06 May 2010

A little bit rich

Tony Abbott was far too slow off the mark in condemning the resources tax. Andrew Robb, a former ABARE economist and the best political strategist the Liberal Party has, spotted this for the opportunity that it was and went after it hard.

When the Liberals slipped behind Labor in the polls in 2006, companies were less inclined to donate money to them. This affected the confidence of the Liberals, in governing and campaigning for re-election, which saw donations dry up in the face of that lack of confidence, and so it went: the Liberals lost office, elected an unsuitable leader who made capital-repelling mistakes, but then they turned it around.

Malcolm Turnbull was wealthy enough to fund an election campaign out of his own pocket: business, however, piled on the money and for a while the Liberals' financial position was looking rosy. In NSW, Labor finally ruled themselves out of contention at the state level and donations began to flow to the Libs. The came Grech, the ETS kerfuffle and the downfall of Turnbull, and any promise in the Liberals' financial position evaporated overnight.

The cautionary tale of Robert Tickner illustrates how Labor has become complacent and given their opponents a leg-up that wiser heads would never have given them.

From 1984 to 1996 the Federal electorate of Hughes (southern Sydney, northern Illawarra NSW) was held by Labor's Robert Tickner. By the mid '90s Tickner had become Aboriginal Affairs Minister, and was exploring a relatively radical agenda in his portfolio. The High Court decisions on Mabo and Wik, the Hindmarsh Island bridge cancellation, and the whims of his Prime Minister, forced a great deal of attention onto this portfolio: more than Tickner could bear, really. He didn't allay the fears of mining companies and others that a bit of recognition of Aboriginal rights was not some first step in a wider agenda.

Mining companies offered the Liberal Party a fortune to get rid of Tickner. In the leadup to the 1996 election, the Liberals targeted Hughes but it wasn't the difference between winning or losing government. Liberal strategists and fundraisers told their prospective donors that they should give the party money and it would spend it where it considered best: even if Tickner survived, he'd be in Opposition and thus redundant, so give us the money and we'll give you a Liberal government.

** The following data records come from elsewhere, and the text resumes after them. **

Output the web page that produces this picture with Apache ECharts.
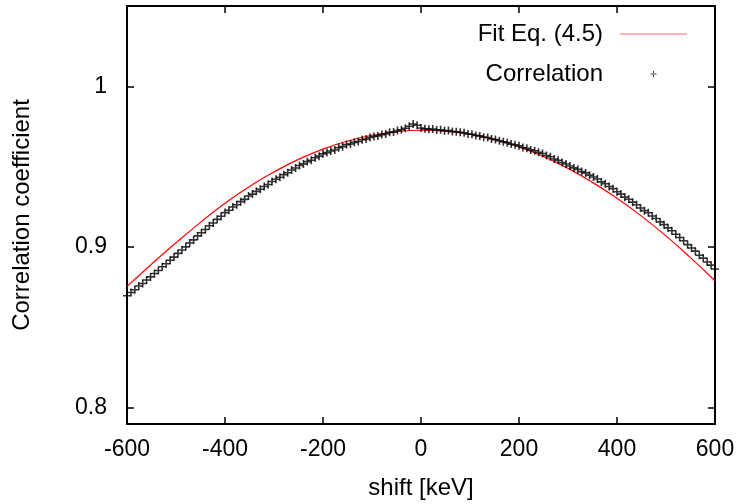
<!DOCTYPE html>
<html>
<head>
<meta charset="utf-8">
<script src="https://cdn.jsdelivr.net/npm/echarts@6/dist/echarts.min.js"></script>
<style>
  html, body { margin: 0; padding: 0; background: #fff; }
  #myChart { width: 740px; height: 504px; }
</style>
</head>
<body>
<div id="myChart"></div>
<script>
    // x ticks of the shift axis
    let shiftTicks = [-600, -400, -200, 0, 200, 400, 600];
    let corrTicks = [0.8, 0.9, 1];

    // fit curve, Eq. (4.5), read every 50 keV
    let fitShift = [-600, -550, -500, -450, -400, -350, -300, -250, -200, -150, -100, -50,
        0, 50, 100, 150, 200, 250, 300, 350, 400, 450, 500, 550, 600];
    let fitValue = [0.8756, 0.8894, 0.9027, 0.9154, 0.9273, 0.9378, 0.9468, 0.9546, 0.9610, 0.9660, 0.9696, 0.9718,
        0.9727, 0.9721, 0.9702, 0.9670, 0.9624, 0.9564, 0.9490, 0.9403, 0.9304, 0.9193, 0.9070, 0.8935, 0.8791];

    // measured correlation, one point every 8 keV from -600 to 600
    let corrValue = [
        0.8698, 0.8718, 0.8735, 0.8758, 0.8774, 0.8796, 0.8815, 0.8836, 0.8855, 0.8878,
        0.8897, 0.8919, 0.8938, 0.8961, 0.8982, 0.9002, 0.9026, 0.9045, 0.9070, 0.9090,
        0.9110, 0.9133, 0.9150, 0.9173, 0.9192, 0.9215, 0.9230, 0.9250, 0.9264, 0.9283,
        0.9297, 0.9318, 0.9330, 0.9347, 0.9360, 0.9377, 0.9390, 0.9408, 0.9422, 0.9435,
        0.9451, 0.9463, 0.9480, 0.9492, 0.9508, 0.9518, 0.9532, 0.9541, 0.9556, 0.9566,
        0.9580, 0.9588, 0.9598, 0.9604, 0.9618, 0.9625, 0.9638, 0.9642, 0.9652, 0.9657,
        0.9668, 0.9672, 0.9682, 0.9688, 0.9692, 0.9700, 0.9704, 0.9714, 0.9716, 0.9726,
        0.9730, 0.9740, 0.9752, 0.9766, 0.9758, 0.9741, 0.9736, 0.9733, 0.9735, 0.9729,
        0.9730, 0.9724, 0.9726, 0.9720, 0.9718, 0.9715, 0.9712, 0.9704, 0.9702, 0.9695,
        0.9692, 0.9684, 0.9682, 0.9673, 0.9669, 0.9662, 0.9655, 0.9650, 0.9641, 0.9637,
        0.9630, 0.9620, 0.9615, 0.9605, 0.9600, 0.9590, 0.9583, 0.9570, 0.9562, 0.9548,
        0.9540, 0.9526, 0.9517, 0.9505, 0.9493, 0.9484, 0.9470, 0.9462, 0.9448, 0.9436,
        0.9424, 0.9406, 0.9394, 0.9377, 0.9364, 0.9345, 0.9330, 0.9311, 0.9298, 0.9280,
        0.9264, 0.9244, 0.9227, 0.9214, 0.9194, 0.9178, 0.9157, 0.9140, 0.9120, 0.9102,
        0.9080, 0.9060, 0.9040, 0.9016, 0.8995, 0.8975, 0.8950, 0.8932, 0.8908, 0.8888,
        0.8864
    ];
    let corrShift = corrValue.map((v, i) => -600 + 8 * i);

    let fontName = 'Liberation Sans';
    let tickFont = 23;
    let nameFont = 24;
    // gnuplot style "+" point (filled thin bars)
    let plusSymbol = 'path://M0,3.2h8v1.6h-8zM3.2,0h1.6v8h-1.6z';
    let plusLegend = 'path://M0,0M67,14M30.5,6.5h6v1h-6zM33,4v6h1v-6z';
    let lineLegend = 'path://M0,0M67,14M0,6.4h67v1.2h-67z';

    let myChart = echarts.init(document.getElementById('myChart'));

    let xBase = {
        type: 'value',
        min: -600,
        max: 600,
        interval: 200,
        axisLine: { show: true, onZero: false, lineStyle: { color: '#000', width: 2 } },
        axisTick: { show: true, inside: true, length: 7, lineStyle: { color: '#000', width: 1.5 } },
        splitLine: { show: false }
    };
    let yBase = {
        type: 'value',
        min: 0.79,
        max: 1.05,
        axisLine: { show: true, onZero: false, lineStyle: { color: '#000', width: 2 } },
        axisTick: { show: true, inside: true, length: 7, customValues: corrTicks, lineStyle: { color: '#000', width: 1.5 } },
        splitLine: { show: false }
    };

    let option = {
        animation: false,
        backgroundColor: '#fff',
        textStyle: { fontFamily: fontName },
        grid: { left: 127, right: 25, top: 6, bottom: 80, outerBoundsMode: 'none' },
        legend: {
            orient: 'vertical',
            align: 'right',
            right: 53,
            top: 22,
            padding: 0,
            itemWidth: 67,
            itemHeight: 14,
            itemGap: 16,
            textStyle: { fontFamily: fontName, fontSize: nameFont, color: '#000', lineHeight: 24, padding: [0, 12, 0, 0] },
            data: [
                { name: 'Fit Eq. (4.5)', icon: lineLegend, itemStyle: { color: '#ff6666' } },
                { name: 'Correlation', icon: plusLegend, itemStyle: { color: '#000' } }
            ]
        },
        xAxis: [
            Object.assign({}, xBase, {
                position: 'bottom',
                name: 'shift [keV]',
                nameLocation: 'middle',
                nameGap: 52,
                nameTextStyle: { fontFamily: fontName, fontSize: nameFont, color: '#000' },
                axisLabel: {
                    show: true, margin: 14, color: '#000', fontFamily: fontName, fontSize: tickFont,
                    customValues: shiftTicks
                }
            }),
            Object.assign({}, xBase, { position: 'top', axisLabel: { show: false } })
        ],
        yAxis: [
            Object.assign({}, yBase, {
                position: 'left',
                name: 'Correlation coefficient',
                nameLocation: 'middle',
                nameRotate: 90,
                nameGap: 93,
                nameTextStyle: { fontFamily: fontName, fontSize: nameFont, color: '#000' },
                axisLabel: {
                    show: true, margin: 20, color: '#000', fontFamily: fontName, fontSize: tickFont,
                    customValues: corrTicks,
                    formatter: function (v) { return v === 1 ? '1' : v.toFixed(1); }
                }
            }),
            Object.assign({}, yBase, { position: 'right', axisLabel: { show: false } })
        ],
        series: [
            {
                name: 'Fit Eq. (4.5)',
                type: 'line',
                xAxisIndex: 0,
                yAxisIndex: 0,
                data: fitShift.map((x, i) => [x, fitValue[i]]),
                smooth: true,
                symbol: 'none',
                showSymbol: false,
                lineStyle: { color: '#ff0000', width: 1.2 },
                itemStyle: { color: '#ff0000' },
                z: 2
            },
            {
                name: 'Correlation',
                type: 'scatter',
                xAxisIndex: 0,
                yAxisIndex: 0,
                data: corrShift.map((x, i) => [x, corrValue[i]]),
                symbol: plusSymbol,
                symbolSize: 8,
                itemStyle: { color: '#000' },
                z: 3
            }
        ]
    };
    myChart.setOption(option);
</script>
</body>
</html>
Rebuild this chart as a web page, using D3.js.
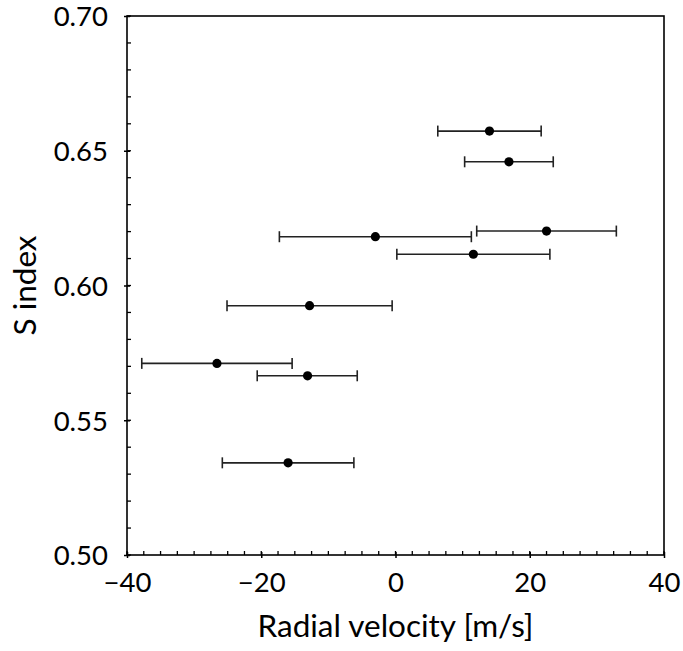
<!DOCTYPE html>
<html>
<head>
<meta charset="utf-8">
<script src="https://cdn.jsdelivr.net/npm/d3@7"></script>
<style>
  html, body { margin: 0; padding: 0; background: #fff; }
  svg { display: block; }
  text { font-family: "Lato", "DejaVu Sans", sans-serif; fill: #000; }
</style>
</head>
<body>
<svg id="chart" width="683" height="651"></svg>
<script>
// Data
const radialVelocity = [14.0, 16.9, 22.5, 11.6, -3.0, -12.8, -26.6, -13.1, -16.0];
const rvErrLow       = [7.7, 6.6, 10.4, 11.4, 14.3, 12.3, 11.2, 7.5, 9.8];
const rvErrHigh      = [7.7, 6.6, 10.4, 11.4, 14.3, 12.3, 11.2, 7.4, 9.8];
const sIndex         = [0.6573, 0.6459, 0.6202, 0.6116, 0.6181, 0.5925, 0.5711, 0.5665, 0.5342];
const xTicks = [-40, -20, 0, 20, 40];
const yTicks = [0.50, 0.55, 0.60, 0.65, 0.70];
const xLabel = "Radial velocity [m/s]";
const yLabel = "S index";

const svg = d3.select("#chart");
const margin = { left: 127, right: 19, top: 16, bottom: 96 };
const W = 683, H = 651;
const x = d3.scaleLinear().domain([-40, 40]).range([margin.left, W - margin.right]);
const y = d3.scaleLinear().domain([0.50, 0.70]).range([H - margin.bottom, margin.top]);

const fmtX = d => (d < 0 ? "\u2212" + Math.abs(d) : String(d));
const fmtY = d3.format(".2f");

// Minor ticks (inward)
const xMinor = d3.range(-40, 40.001, 2.5);
const yMinor = d3.range(0.50, 0.70001, 0.01);

const g = svg.append("g");

g.selectAll(".xminor").data(xMinor).join("line")
  .attr("x1", d => x(d)).attr("x2", d => x(d))
  .attr("y1", y(0.5)).attr("y2", y(0.5) - 4)
  .attr("stroke", "#000").attr("stroke-width", 1.3);
g.selectAll(".yminor").data(yMinor).join("line")
  .attr("y1", d => y(d)).attr("y2", d => y(d))
  .attr("x1", x(-40)).attr("x2", x(-40) + 4)
  .attr("stroke", "#000").attr("stroke-width", 1.3);

const tickFont = 27.5;
const xAxis = d3.axisBottom(x).tickValues(xTicks).tickFormat(fmtX).tickSize(3).tickPadding(14);
const xg = svg.append("g").attr("transform", `translate(0,${y(0.5)})`).call(xAxis);
xg.select(".domain").remove();
xg.selectAll(".tick line").attr("y1", -3).attr("y2", 3).attr("stroke", "#000").attr("stroke-width", 1.5);
xg.selectAll(".tick text").attr("font-size", tickFont).attr("font-family", "Lato, 'DejaVu Sans', sans-serif").attr("fill", "#000");

const yAxis = d3.axisLeft(y).tickValues(yTicks).tickFormat(fmtY).tickSize(3).tickPadding(16);
const yg = svg.append("g").attr("transform", `translate(${x(-40)},0)`).call(yAxis);
yg.select(".domain").remove();
yg.selectAll(".tick line").attr("x1", -3).attr("x2", 3).attr("stroke", "#000").attr("stroke-width", 1.5);
yg.selectAll(".tick text").attr("font-size", tickFont).attr("font-family", "Lato, 'DejaVu Sans', sans-serif").attr("fill", "#000").attr("dy", "0.36em");

// Frame
svg.append("rect")
  .attr("x", x(-40)).attr("y", y(0.70))
  .attr("width", x(40) - x(-40)).attr("height", y(0.50) - y(0.70))
  .attr("fill", "none").attr("stroke", "#000").attr("stroke-width", 1.6);

// Data
const data = radialVelocity.map((v, i) => ({ v, lo: v - rvErrLow[i], hi: v + rvErrHigh[i], s: sIndex[i] }));
const pts = svg.append("g");
pts.selectAll(".eb").data(data).join("line")
  .attr("x1", d => x(d.lo)).attr("x2", d => x(d.hi))
  .attr("y1", d => y(d.s)).attr("y2", d => y(d.s))
  .attr("stroke", "#222").attr("stroke-width", 1.6);
pts.selectAll(".capl").data(data).join("line")
  .attr("x1", d => x(d.lo)).attr("x2", d => x(d.lo))
  .attr("y1", d => y(d.s) - 5.5).attr("y2", d => y(d.s) + 5.5)
  .attr("stroke", "#222").attr("stroke-width", 1.6);
pts.selectAll(".caph").data(data).join("line")
  .attr("x1", d => x(d.hi)).attr("x2", d => x(d.hi))
  .attr("y1", d => y(d.s) - 5.5).attr("y2", d => y(d.s) + 5.5)
  .attr("stroke", "#222").attr("stroke-width", 1.6);
pts.selectAll("circle").data(data).join("circle")
  .attr("cx", d => x(d.v)).attr("cy", d => y(d.s)).attr("r", 4.6)
  .attr("fill", "#000");

// Axis labels
svg.append("text")
  .attr("x", (x(-40) + x(40)) / 2).attr("y", 637)
  .attr("text-anchor", "middle").attr("font-size", 31.5)
  .text(xLabel);
svg.append("text")
  .attr("transform", `translate(36,${(y(0.5) + y(0.7)) / 2}) rotate(-90)`)
  .attr("text-anchor", "middle").attr("font-size", 31.5)
  .text(yLabel);
</script>
</body>
</html>
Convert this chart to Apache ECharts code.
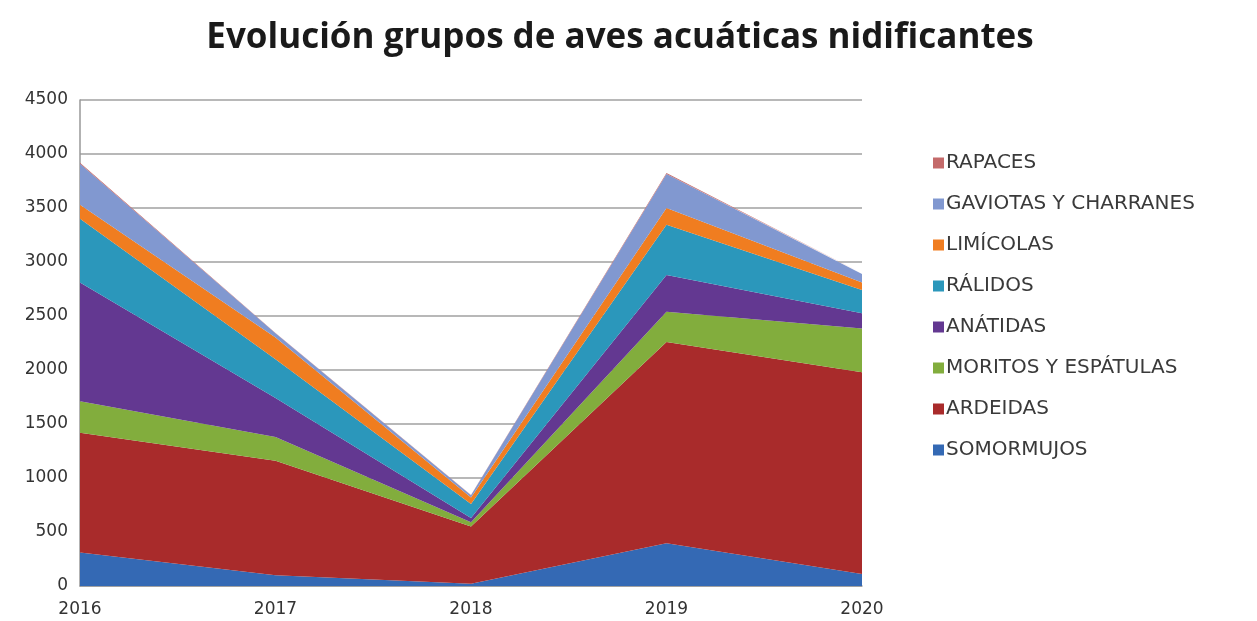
<!DOCTYPE html>
<html>
<head>
<meta charset="utf-8">
<script src="https://cdn.jsdelivr.net/npm/echarts@6/dist/echarts.min.js"></script>
<style>
html,body{margin:0;padding:0;background:#fff;}
#chart{width:1257px;height:621px;}
</style>
</head>
<body>
<div id="chart"></div>
<script>
var years = ['2016', '2017', '2018', '2019', '2020'];
var somormujos = [310, 100, 20, 395, 110];
var ardeidas = [1110, 1060, 530, 1865, 1870];
var moritos = [290, 220, 40, 280, 405];
var anatidas = [1100, 360, 40, 340, 140];
var ralidos = [590, 360, 130, 465, 215];
var limicolas = [130, 200, 60, 155, 70];
var gaviotas = [380, 40, 20, 315, 80];
var rapaces = [8, 3, 3, 8, 5];

var seriesNames = ['SOMORMUJOS', 'ARDEIDAS', 'MORITOS Y ESPÁTULAS', 'ANÁTIDAS', 'RÁLIDOS', 'LIMÍCOLAS', 'GAVIOTAS Y CHARRANES', 'RAPACES'];
var seriesData = [somormujos, ardeidas, moritos, anatidas, ralidos, limicolas, gaviotas, rapaces];
var colors = ['#3469b4', '#a92b2b', '#82ad3d', '#633891', '#2b97bb', '#f07d20', '#8198d0', '#c46a6a'];

var chart = echarts.init(document.getElementById('chart'));
var series = seriesNames.map(function (n, i) {
  return {
    name: n,
    type: 'line',
    stack: 'total',
    data: seriesData[i],
    showSymbol: false,
    symbol: 'none',
    lineStyle: { width: 0 },
    areaStyle: { color: colors[i], opacity: 1 },
    itemStyle: { color: colors[i] },
    emphasis: { disabled: true }
  };
});

chart.setOption({
  animation: false,
  backgroundColor: '#ffffff',
  title: {
    text: 'Evolución grupos de aves acuáticas nidificantes',
    left: 615,
    textAlign: 'center',
    top: 16,
    textStyle: { fontFamily: 'Open Sans', fontWeight: 'bold', fontSize: 35, color: '#1a1a1a' }
  },
  legend: {
    orient: 'vertical',
    left: 928,
    top: 148,
    itemWidth: 11,
    itemHeight: 11,
    itemGap: 21,
    icon: 'rect',
    data: seriesNames.slice().reverse(),
    textStyle: { fontFamily: 'DejaVu Sans', fontSize: 20, color: '#3a3a3a', padding: [0, 0, 0, -3], lineHeight: 20 }
  },
  grid: { left: 80, right: 395, top: 100, bottom: 35 },
  xAxis: {
    type: 'category',
    boundaryGap: false,
    data: years,
    axisTick: { show: false },
    axisLine: { lineStyle: { color: '#999', width: 1.5 } },
    axisLabel: { fontFamily: 'DejaVu Sans', fontSize: 17, color: '#333', margin: 15 }
  },
  yAxis: {
    type: 'value',
    min: 0,
    max: 4500,
    interval: 500,
    axisLine: { show: true, lineStyle: { color: '#999', width: 1.5 } },
    axisTick: { show: false },
    splitLine: { lineStyle: { color: '#a0a0a0', width: 1.5 } },
    axisLabel: {
      fontFamily: 'DejaVu Sans', fontSize: 17, color: '#333', margin: 12,
      formatter: function (v) { return String(v); }
    }
  },
  series: series
});
</script>
</body>
</html>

The miners/pastoralists/other companies relying on free and unfettered use of land sought a more direct return for their money, while the Liberals were reluctant to cede control over political strategy to those who had no knowledge or experience in this area. The Liberals got their money - not as much as they might have liked, but a lot. Tickner lost his seat too.

Those who eschew the centre of politics, on both the left and right, assume that political donations are a simple fee-for-service proposition: companies donate to political parties and they get what they want. The reality is more complex: a politician hustling for votes will make promises and sometimes deliver, sometimes not; so it is with donations. Occasionally a donor will wail publicly that they donated $A to B party in the expectation of C, but instead the policy delivered was D - quite the opposite of what they wanted. That sort of whingeing is of a piece with the sort of flat whine that eminates from this blog, or many others. Suck it up baby, that's politics. The tireless activist who sees their beloved program trashed is the same as the millionaire donor who has given a leg-up to some politician, only to end up with nothing but the after-effects of a rubber-chicken meal.

In 2010, the Liberals' financial worries are over. If they want $10m for a you-beaut targeted marginal seats campaign, that money will be found. The wide boys from Sussex Street who run the ALP federal campaign will not know where to start. Kevin Rudd will be tearing his hair out as marginal seats in Adelaide, NSW and Queensland fall to the Liberals - when he could've had an increase in his number of seats and a compliant Senate.

The minerals tax is an idea that could have been introduced next year - and then safely backed away from, once the heat became too great. There's no backing away from this, not now, not after all those double-turn-and-pikes over "the greatest moral challenge". Any of those ideas that were actually in the Henry report would have been better - it would have reinforced the comforting idea of the policy nerd beetling away at stuff that makes a big splash in Canberra but doesn't stop the rest of us making a dollar. People liked that Rudd, and would have voted for him again and again. Instead, we get Red Tape Man who can't and won't make a decision but still wants everyone to like him. Stuff him and stuff the party that plonks him out in front like a bonnet ornament.

It's still true that the Liberals are policy-lazy and that swinging voters will revert to Labor once this becomes more obvious. It's also true that they have the wrong leader: John Howard would have been all over this in a flash, and so would Turnbull. These things used to be clearer than they are now, though.